In these cases, the people can not be removed because, even though they have all been ordered removed, they still have legal claims pending in the form of withholding of removal requests. Those can sometimes take years to make their way through the courts.
As a result, these cases implicate a separate statutory provision: one that says ICE “may”—but is not required to—detain a person beyond 90 days. During this period, DHS reviews the continued custody of each person, but that review never involves an immigration judge. Moreover, the review is entirely of the paper file and the detained individual has no right to see—nonetheless challenge—the evidence upon which DHS is relying to decide whether continued review is merited.
In a 2001, the U.S. Supreme Court reviewed the constitutionality of this period of discretionary review. In Zadvydas v. Davis, it announced that indefinite detention “would raise serious constitutional concerns.” As such, it concluded that an additional 90 days of detention without review by an immigration judge—meaning 180 days of detention—is presumptively reasonable.
Since then, migrants detained by ICE for more than 6 months since being ordered removed have been entitled to request review of their continued custody. Through a series of regulations, DHS allows detained migrants to ask DHS officials whether continued detention is necessary.
Since Zadvydas, the Supreme Court has considered ICE’s power to detain migrants multiple times since then, most recently in 2018. In Jennings v.

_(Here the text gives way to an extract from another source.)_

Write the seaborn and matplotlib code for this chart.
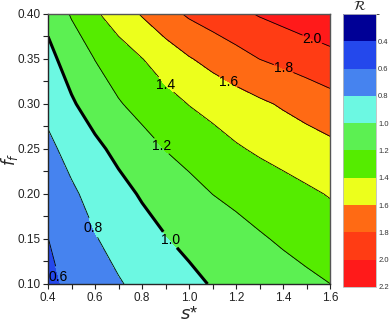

Rodriguez, which considered other statutory provisions authorizing detention, the Court held that detention pending immigration proceedings can go on indefinitely without periodic bond hearings, reversing a Ninth Circuit decision requiring review by an immigration judge.
The cases now before the Court address a combination of the issues that the Court has previously addressed in those prior decisions: Are the Third and Ninth Circuits correct that 180 days after being ordered removed, detained migrants must be brought before an immigration judge where the burden is on the federal government to show, by clear and convincing evidence, that continued detention is appropriate? If the migrants involved in these cases win, that will be the rule across the United States. But if the Biden administration has its way, prolonged detention without review by an immigration judge and without placing the burden on the government permissible will receive legal blessing from the nation’s highest court even if migrants are detailed for more than 180 days.